A couple of years ago we found out that our apartment complex was requiring us to have cable, at a cool $45 a month. We weren’t pleased. (Well, I was a little pleased not to have to go to sports bars during football season.) As a result, we have HBO. Which normally we’re not thrilled about, and on the rare occasion we channel-surf, we’ve always got the thumb on the button when we hit channel 7.

A couple of weeks ago, though, we got a nice surprise. I had been hearing about the miniseries John Adams, based on David McCullough’s bestselling biography of one of the least-known Founding Fathers. It occurred to me on one of those rare channel-surfing occasions that this was on HBO, and we have HBO. For a history dork like me, this was very good news. We began watching the miniseries (I think we picked up in the middle of episode 3), and I got the book from the library.

I can’t say enough good things about the book, which I haven’t finished yet, or the miniseries, which ended last night. McCullough’s writing is great, and the movie does a great job of getting you into the world of the American Revolution. It’s very cool to see George Washington and Thomas Jefferson come alive, and Paul Giamatti (as Adams) and Laura Linney (as Abigail) are fantastic.

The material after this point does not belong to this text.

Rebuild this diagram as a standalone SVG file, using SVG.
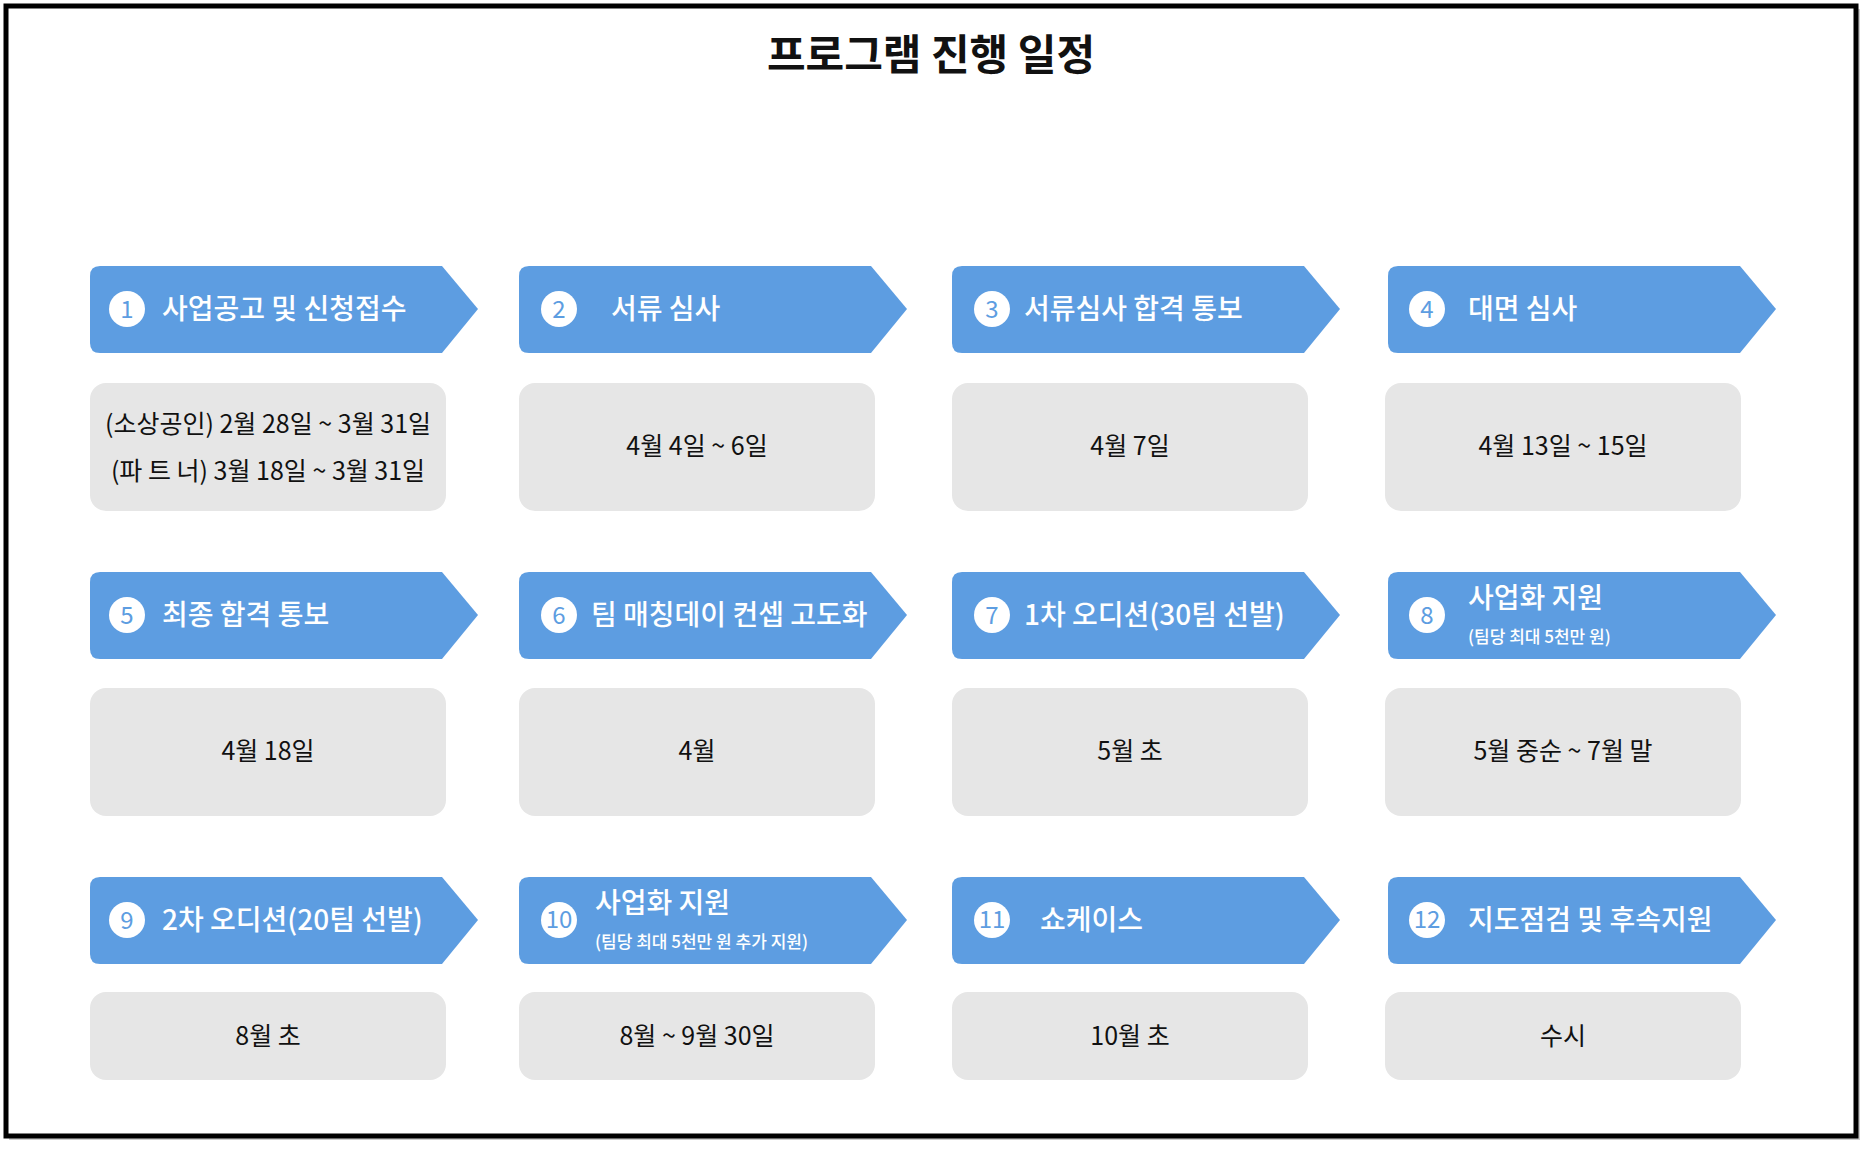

I think one of the reasons I’m really liking learning about Adams is that I identify with him– in good ways and bad. He was fiercely opinionated, which can make you passionate and convicted (Adams’ resolve was probably the only reason the Declaration of Independence happened when it did), but also vain and controlling. He talked and thought and wrote a lot, and he always envied men like Washington who had more self-control.

But one of my biggest takeaways from the series was just to be thankful for men like Adams. It sounds very cliché to talk about the sacrifices they made, but seriously, Adams was away from Abigail and their children for months at a time during the Revolution. He took assignments he didn’t want, like brokering a treaty with the French. As president, he threw away his popularity (and chances for reelection) by steering a neutral course in the conflict between France and Great Britain, knowing the young republic couldn’t survive another war. He did all this because he was convinced of the rightness of the American cause, and because he loved his country. And of course, all American citizens (and many others) are reaping the benefits of his resolve today.

So if you have HBO, by choice or otherwise, check out these reruns (you know how HBO is). The DVD’s are preselling on Amazon too, and the book is definitely worth the time.